The concept was born from brainstorming meetings amongst Japanese KFC managers and was eventually approved by KFC Headquarters on Gardiner Lane in Louisville.  This is a classic example of KFC not succumbing to a command-and-control superstructure form of management and relying on local managers to deliver local solutions to local problems based on local knowledge, glocalization at its finest.  In this case, KFC Japan is trying to stretch the age profile of their largest consumer segment and extend their brand into the bar business, while treading a fine line between brand equity and brand elasticity.  Textbook management practice here.

The Route 25 restaurant serves the same food as a normal KFC outlet plus a few extra menu items, from appetizers such as mixed nuts, nachos and a bean-and-grain salad to entrees like pasta and pizza (a six-cheese with maple syrup offering).  On the cocktail side, they serve standard well/call drinks, draught beer and an array of ‘southern cocktails’, which are primarily Jack Daniel’s-, Early Times- and Southern Comfort-based cocktails.

A bar on the left, table service on the right and a television showing sports on the back wall.

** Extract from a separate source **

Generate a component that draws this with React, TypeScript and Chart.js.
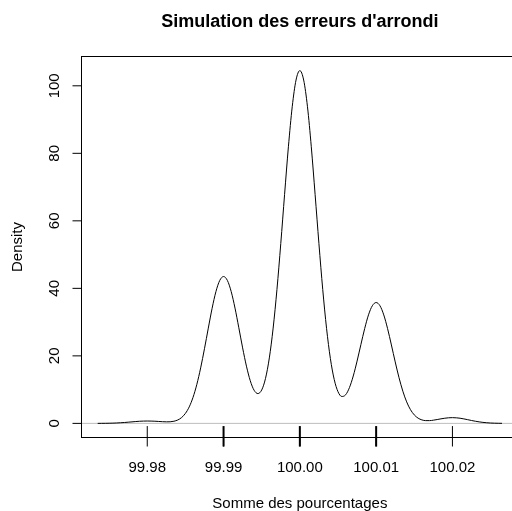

The Route 25 bar is on the third floor atop a traditional two-story KFC outlet.  It has its own entrance without direct customer access to the KFC below, although both establishments share the same first-floor kitchen and charge the same prices for food.  The KFC below opens at 7:00 a.m. but the Route 25 doesn’t open until 5:00 p.m. and then serves food until midnight and drinks until 4:00 a.m.  The décor is a combination of farmhouse and industrial, but heavily accented with Kentucky motifs such as faux julep cups to hold silverware and hand wipes and an homage wall to Colonel Sanders.  All food is served on proper plates and cocktails come in glassware.  This is definitely not the Colonel’s KFC.  It’s a 26-seat sit-down restaurant with printed menus, table service and 10-stool full-service bar that serves fast food.

Three pieces of Original Recipe fried chicken and a bourbon and soda with a lemon slice.

As odd as this might sound, it works.  Since its opening on April 25, the store manager says it has become a popular dating spot for college couples.  Sales have been almost evenly split between food and alcohol, with food having a slight edge due to being more expensive (one piece of Original Recipe chicken at KFC in Japan runs ¥240/$3.05); all alcoholic drinks on the menu ranged from ¥480-¥580/$6.10-$7.37 per drink, which makes KFC Route 25 a very cheap place to drink for price-conscious young people in Japan.  It will interesting to watch if this concept has legs and expands elsewhere in Japan and eventually to China.  Or could it be reverse imported into the U.S.?

Once again, KFC has proven its global management chops.  Another lesson taught in the art of glocalization.  Perhaps KFC could learn a thing or two from its global operations and spend time listening to its domestic franchisees with equal attention to try and close the contradictory gaps between its domestic and global businesses.  If not, one has to wonder how long will KFC continue to be an American company if it continues to lose money at home and earn its profits abroad.  At what point will shareholders grow tired of the battles and losses in the U.S. and pressure the company to focus solely on foreign sales?  There is a key.  That key is shareholder value.  And that could bring the ultimate irony:  a KFC–a slice of Americana–that exists only outside the U.S.